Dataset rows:
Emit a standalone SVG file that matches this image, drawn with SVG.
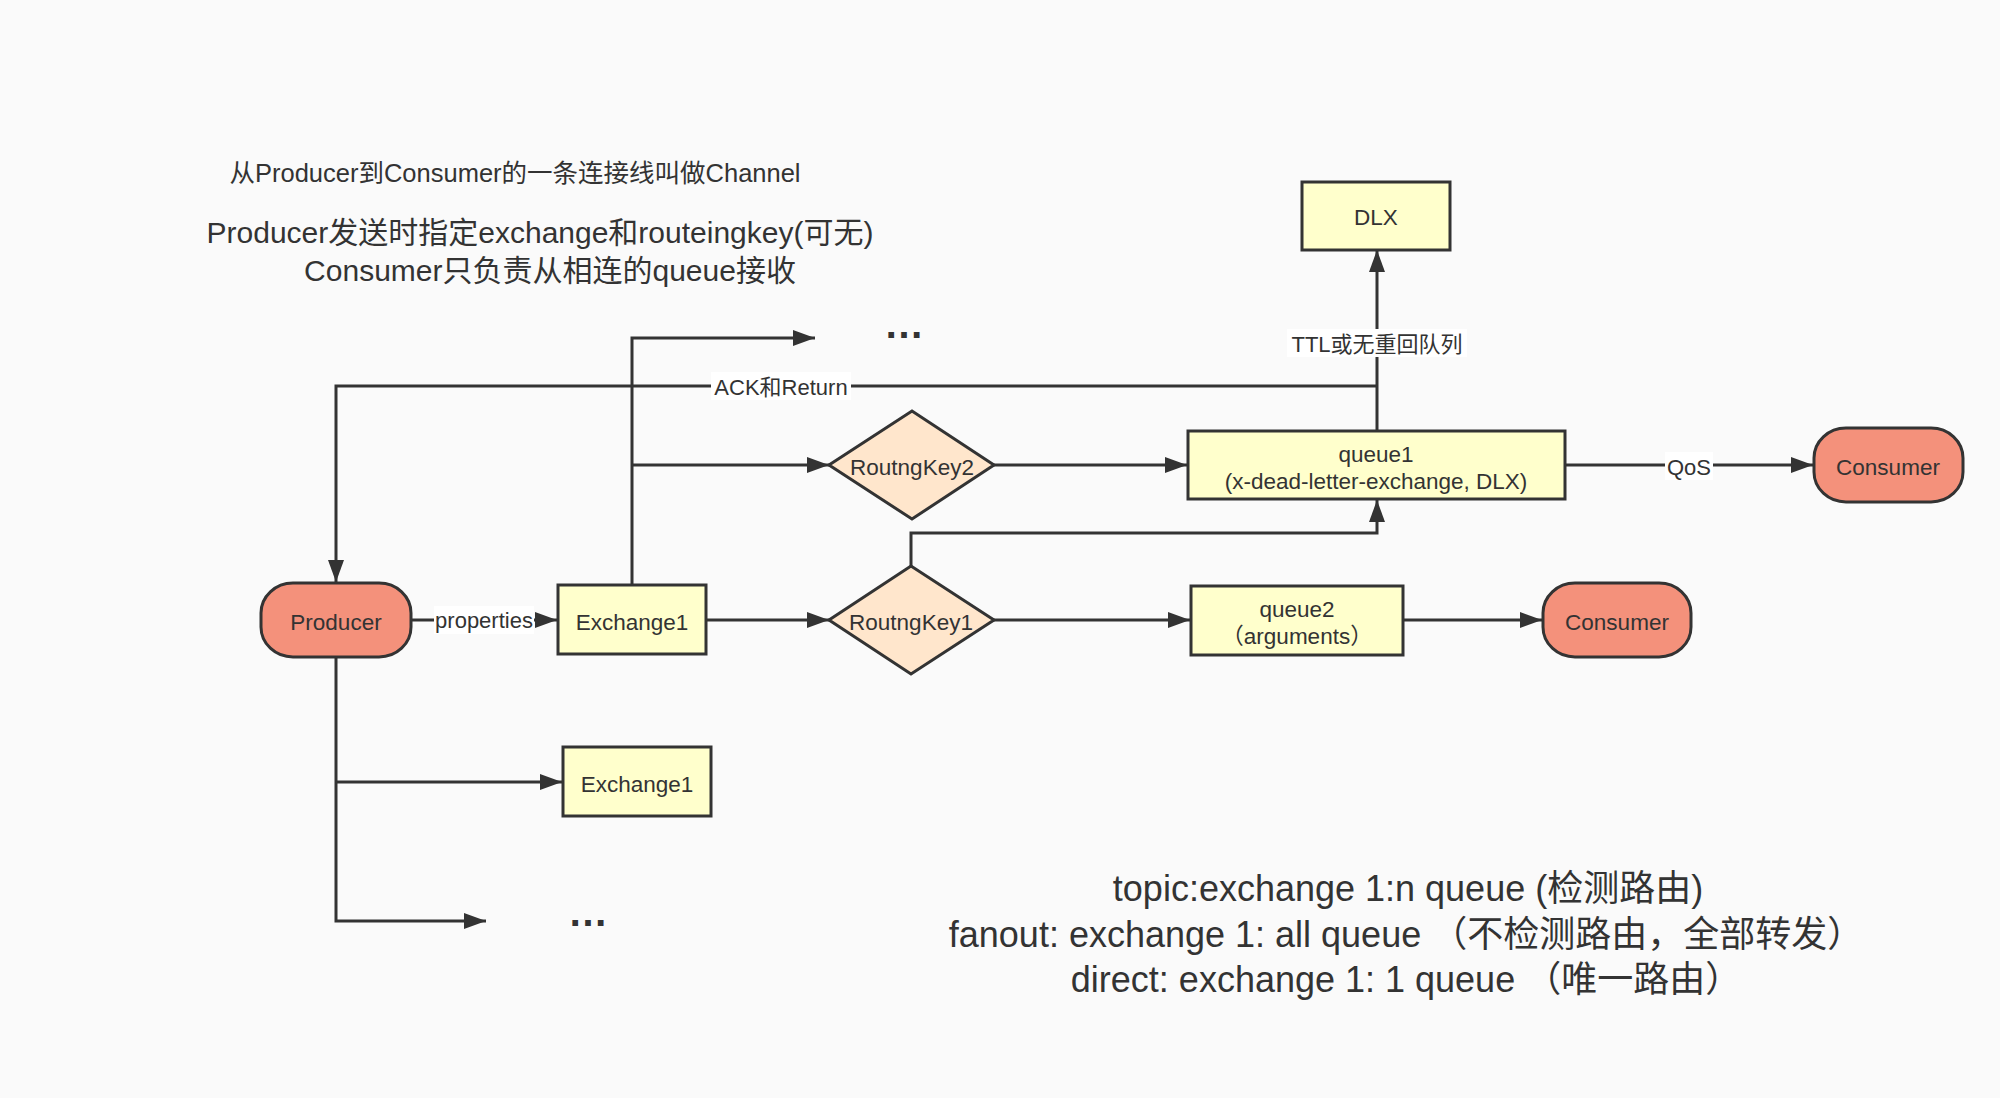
<svg xmlns="http://www.w3.org/2000/svg" width="2000" height="1098" viewBox="0 0 2000 1098">
<defs>
<marker id="arr" markerUnits="userSpaceOnUse" markerWidth="24" markerHeight="18" refX="22" refY="8" orient="auto">
<path d="M0,0 L22,8 L0,16 Z" fill="#333"/>
</marker>
<style>
.t{font-family:"Liberation Sans","Noto Sans CJK SC",sans-serif;fill:#333;}
.n{font-size:22.5px;text-anchor:middle;}
.lbl{font-size:22px;text-anchor:middle;}
.c{fill:none;stroke:#333;stroke-width:3;}
.a{marker-end:url(#arr);}
.term{fill:#f4917b;stroke:#333;stroke-width:3;}
.box{fill:#ffffcc;stroke:#333;stroke-width:3;}
.dia{fill:#ffe6cc;stroke:#333;stroke-width:3;}
.lb{fill:#ffffff;}
.dots{font-size:40px;text-anchor:middle;font-weight:bold;}
</style>
</defs>
<rect width="2000" height="1098" fill="#fafafa"/>

<g id="notes">
<text class="t" x="515" y="182" font-size="25.5" text-anchor="middle">从Producer到Consumer的一条连接线叫做Channel</text>
<text class="t" x="540" y="243" font-size="30" text-anchor="middle">Producer发送时指定exchange和routeingkey(可无)</text>
<text class="t" x="550" y="281" font-size="30" text-anchor="middle">Consumer只负责从相连的queue接收</text>
<text class="t" x="1408" y="901" font-size="36" text-anchor="middle">topic:exchange 1:n queue (检测路由)</text>
<text class="t" x="1406" y="947" font-size="36" text-anchor="middle">fanout: exchange 1: all queue （不检测路由，全部转发）</text>
<text class="t" x="1406" y="992" font-size="36" text-anchor="middle">direct: exchange 1: 1 queue （唯一路由）</text>
<text class="t dots" x="904" y="338">…</text>
<text class="t dots" x="588" y="926">…</text>
</g>

<g id="connectors">
<path class="c a" d="M411,620 L557,620"/>
<path class="c a" d="M707,620 L829,620"/>
<path class="c a" d="M632,584 L632,338 L815,338"/>
<path class="c a" d="M632,465 L829,465"/>
<path class="c a" d="M1377,430 L1377,250"/>
<path class="c a" d="M1377,386 L336,386 L336,582"/>
<path class="c a" d="M994,465 L1187,465"/>
<path class="c a" d="M911,566 L911,533 L1377,533 L1377,500"/>
<path class="c a" d="M994,620 L1190,620"/>
<path class="c a" d="M1565,465 L1813,465"/>
<path class="c a" d="M1403,620 L1542,620"/>
<path class="c a" d="M336,658 L336,921 L486,921"/>
<path class="c a" d="M336,782 L562,782"/>
<rect class="lb" x="434" y="606" width="100" height="28"/>
<text class="t lbl" x="484" y="628">properties</text>
<rect class="lb" x="711" y="372" width="140" height="28"/>
<text class="t lbl" x="781" y="395">ACK和Return</text>
<rect class="lb" x="1287" y="329" width="180" height="28"/>
<text class="t lbl" x="1377" y="352">TTL或无重回队列</text>
<rect class="lb" x="1665" y="452" width="48" height="28"/>
<text class="t lbl" x="1689" y="475">QoS</text>
</g>

<g id="DLX">
<rect class="box" x="1302" y="182" width="148" height="68"/>
<text class="t n" x="1376" y="225">DLX</text>
</g>
<g id="Producer">
<rect class="term" x="261" y="583" width="150" height="74" rx="32" ry="30"/>
<text class="t n" x="336" y="630">Producer</text>
</g>
<g id="Exchange1">
<rect class="box" x="558" y="585" width="148" height="69"/>
<text class="t n" x="632" y="630">Exchange1</text>
</g>
<g id="Exchange1b">
<rect class="box" x="563" y="747" width="148" height="69"/>
<text class="t n" x="637" y="792">Exchange1</text>
</g>
<g id="RoutngKey2">
<polygon class="dia" points="829,465 912,411 994,465 912,519"/>
<text class="t n" x="912" y="475">RoutngKey2</text>
</g>
<g id="RoutngKey1">
<polygon class="dia" points="829,620 911,566 994,620 911,674"/>
<text class="t n" x="911" y="630">RoutngKey1</text>
</g>
<g id="queue1">
<rect class="box" x="1188" y="431" width="377" height="68"/>
<text class="t n" x="1376" y="462">queue1</text>
<text class="t n" x="1376" y="489">(x-dead-letter-exchange, DLX)</text>
</g>
<g id="queue2">
<rect class="box" x="1191" y="586" width="212" height="69"/>
<text class="t n" x="1297" y="617">queue2</text>
<text class="t n" x="1297" y="644">（arguments）</text>
</g>
<g id="Consumer1">
<rect class="term" x="1814" y="428" width="149" height="74" rx="32" ry="30"/>
<text class="t n" x="1888" y="475">Consumer</text>
</g>
<g id="Consumer2">
<rect class="term" x="1543" y="583" width="148" height="74" rx="32" ry="30"/>
<text class="t n" x="1617" y="630">Consumer</text>
</g>
</svg>
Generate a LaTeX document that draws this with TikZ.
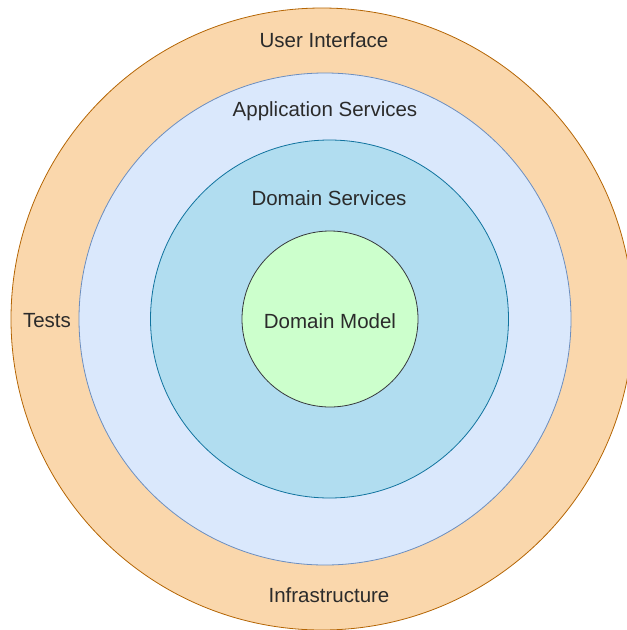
\documentclass[tikz,border=0pt]{standalone}
\usepackage{fontspec}
\setmainfont{Liberation Sans}
\definecolor{uiFill}{HTML}{FAD7AC}
\definecolor{uiLine}{HTML}{B46504}
\definecolor{asFill}{HTML}{DAE8FC}
\definecolor{asLine}{HTML}{6C8EBF}
\definecolor{dsFill}{HTML}{B1DDF0}
\definecolor{dsLine}{HTML}{10739E}
\definecolor{dmFill}{HTML}{CCFFCC}
\definecolor{dmLine}{HTML}{36393D}
\definecolor{txt}{HTML}{2B2B2B}
\begin{document}
\begin{tikzpicture}[x=1pt,y=-1pt,
  ring/.style={circle,inner sep=0pt,line width=0.8pt},
  lbl/.style={text=txt,font=\fontsize{20.5}{24}\selectfont,inner sep=0pt}]
\useasboundingbox (0,0) rectangle (627,630);
\clip (0,0) rectangle (627,630);
\node[ring,draw=uiLine,fill=uiFill,minimum size=622pt] (ui) at (322,319) {};
\node[ring,draw=asLine,fill=asFill,minimum size=492pt] (as) at (325,319) {};
\node[ring,draw=dsLine,fill=dsFill,minimum size=358pt] (ds) at (329.5,319) {};
\node[ring,draw=dmLine,fill=dmFill,minimum size=176pt] (dm) at (330,319) {};
\node[lbl] (tui) at (324,40) {User Interface};
\node[lbl] (tas) at (325,111) {Application Services};
\node[lbl] (tds) at (329,198) {Domain Services};
\node[lbl] (tdm) at (330,321) {Domain Model};
\node[lbl] (tts) at (47,321) {Tests};
\node[lbl] (tin) at (329,595) {Infrastructure};
\end{tikzpicture}
\end{document}
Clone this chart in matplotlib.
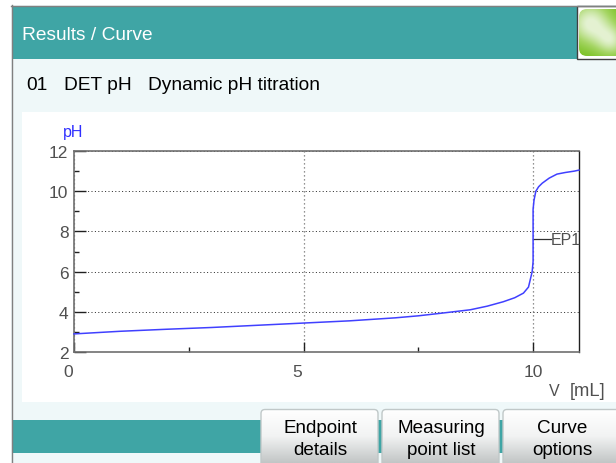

» Exercise objective
Above are records to transcribe exactly; leave their pictures out.

» Written response
Emit a standalone SVG file that matches this image, drawn with SVG.
<svg xmlns="http://www.w3.org/2000/svg" width="2000" height="1098" viewBox="0 0 2000 1098">
<defs>
<marker id="arr" markerUnits="userSpaceOnUse" markerWidth="24" markerHeight="18" refX="22" refY="8" orient="auto">
<path d="M0,0 L22,8 L0,16 Z" fill="#333"/>
</marker>
<style>
.t{font-family:"Liberation Sans","Noto Sans CJK SC",sans-serif;fill:#333;}
.n{font-size:22.5px;text-anchor:middle;}
.lbl{font-size:22px;text-anchor:middle;}
.c{fill:none;stroke:#333;stroke-width:3;}
.a{marker-end:url(#arr);}
.term{fill:#f4917b;stroke:#333;stroke-width:3;}
.box{fill:#ffffcc;stroke:#333;stroke-width:3;}
.dia{fill:#ffe6cc;stroke:#333;stroke-width:3;}
.lb{fill:#ffffff;}
.dots{font-size:40px;text-anchor:middle;font-weight:bold;}
</style>
</defs>
<rect width="2000" height="1098" fill="#fafafa"/>

<g id="notes">
<text class="t" x="515" y="182" font-size="25.5" text-anchor="middle">从Producer到Consumer的一条连接线叫做Channel</text>
<text class="t" x="540" y="243" font-size="30" text-anchor="middle">Producer发送时指定exchange和routeingkey(可无)</text>
<text class="t" x="550" y="281" font-size="30" text-anchor="middle">Consumer只负责从相连的queue接收</text>
<text class="t" x="1408" y="901" font-size="36" text-anchor="middle">topic:exchange 1:n queue (检测路由)</text>
<text class="t" x="1406" y="947" font-size="36" text-anchor="middle">fanout: exchange 1: all queue （不检测路由，全部转发）</text>
<text class="t" x="1406" y="992" font-size="36" text-anchor="middle">direct: exchange 1: 1 queue （唯一路由）</text>
<text class="t dots" x="904" y="338">…</text>
<text class="t dots" x="588" y="926">…</text>
</g>

<g id="connectors">
<path class="c a" d="M411,620 L557,620"/>
<path class="c a" d="M707,620 L829,620"/>
<path class="c a" d="M632,584 L632,338 L815,338"/>
<path class="c a" d="M632,465 L829,465"/>
<path class="c a" d="M1377,430 L1377,250"/>
<path class="c a" d="M1377,386 L336,386 L336,582"/>
<path class="c a" d="M994,465 L1187,465"/>
<path class="c a" d="M911,566 L911,533 L1377,533 L1377,500"/>
<path class="c a" d="M994,620 L1190,620"/>
<path class="c a" d="M1565,465 L1813,465"/>
<path class="c a" d="M1403,620 L1542,620"/>
<path class="c a" d="M336,658 L336,921 L486,921"/>
<path class="c a" d="M336,782 L562,782"/>
<rect class="lb" x="434" y="606" width="100" height="28"/>
<text class="t lbl" x="484" y="628">properties</text>
<rect class="lb" x="711" y="372" width="140" height="28"/>
<text class="t lbl" x="781" y="395">ACK和Return</text>
<rect class="lb" x="1287" y="329" width="180" height="28"/>
<text class="t lbl" x="1377" y="352">TTL或无重回队列</text>
<rect class="lb" x="1665" y="452" width="48" height="28"/>
<text class="t lbl" x="1689" y="475">QoS</text>
</g>

<g id="DLX">
<rect class="box" x="1302" y="182" width="148" height="68"/>
<text class="t n" x="1376" y="225">DLX</text>
</g>
<g id="Producer">
<rect class="term" x="261" y="583" width="150" height="74" rx="32" ry="30"/>
<text class="t n" x="336" y="630">Producer</text>
</g>
<g id="Exchange1">
<rect class="box" x="558" y="585" width="148" height="69"/>
<text class="t n" x="632" y="630">Exchange1</text>
</g>
<g id="Exchange1b">
<rect class="box" x="563" y="747" width="148" height="69"/>
<text class="t n" x="637" y="792">Exchange1</text>
</g>
<g id="RoutngKey2">
<polygon class="dia" points="829,465 912,411 994,465 912,519"/>
<text class="t n" x="912" y="475">RoutngKey2</text>
</g>
<g id="RoutngKey1">
<polygon class="dia" points="829,620 911,566 994,620 911,674"/>
<text class="t n" x="911" y="630">RoutngKey1</text>
</g>
<g id="queue1">
<rect class="box" x="1188" y="431" width="377" height="68"/>
<text class="t n" x="1376" y="462">queue1</text>
<text class="t n" x="1376" y="489">(x-dead-letter-exchange, DLX)</text>
</g>
<g id="queue2">
<rect class="box" x="1191" y="586" width="212" height="69"/>
<text class="t n" x="1297" y="617">queue2</text>
<text class="t n" x="1297" y="644">（arguments）</text>
</g>
<g id="Consumer1">
<rect class="term" x="1814" y="428" width="149" height="74" rx="32" ry="30"/>
<text class="t n" x="1888" y="475">Consumer</text>
</g>
<g id="Consumer2">
<rect class="term" x="1543" y="583" width="148" height="74" rx="32" ry="30"/>
<text class="t n" x="1617" y="630">Consumer</text>
</g>
</svg>
Generate a LaTeX document that draws this with TikZ.
\documentclass[tikz,border=0pt]{standalone}
\usepackage{fontspec}
\setmainfont{Liberation Sans}
\definecolor{uiFill}{HTML}{FAD7AC}
\definecolor{uiLine}{HTML}{B46504}
\definecolor{asFill}{HTML}{DAE8FC}
\definecolor{asLine}{HTML}{6C8EBF}
\definecolor{dsFill}{HTML}{B1DDF0}
\definecolor{dsLine}{HTML}{10739E}
\definecolor{dmFill}{HTML}{CCFFCC}
\definecolor{dmLine}{HTML}{36393D}
\definecolor{txt}{HTML}{2B2B2B}
\begin{document}
\begin{tikzpicture}[x=1pt,y=-1pt,
  ring/.style={circle,inner sep=0pt,line width=0.8pt},
  lbl/.style={text=txt,font=\fontsize{20.5}{24}\selectfont,inner sep=0pt}]
\useasboundingbox (0,0) rectangle (627,630);
\clip (0,0) rectangle (627,630);
\node[ring,draw=uiLine,fill=uiFill,minimum size=622pt] (ui) at (322,319) {};
\node[ring,draw=asLine,fill=asFill,minimum size=492pt] (as) at (325,319) {};
\node[ring,draw=dsLine,fill=dsFill,minimum size=358pt] (ds) at (329.5,319) {};
\node[ring,draw=dmLine,fill=dmFill,minimum size=176pt] (dm) at (330,319) {};
\node[lbl] (tui) at (324,40) {User Interface};
\node[lbl] (tas) at (325,111) {Application Services};
\node[lbl] (tds) at (329,198) {Domain Services};
\node[lbl] (tdm) at (330,321) {Domain Model};
\node[lbl] (tts) at (47,321) {Tests};
\node[lbl] (tin) at (329,595) {Infrastructure};
\end{tikzpicture}
\end{document}
Clone this chart in matplotlib.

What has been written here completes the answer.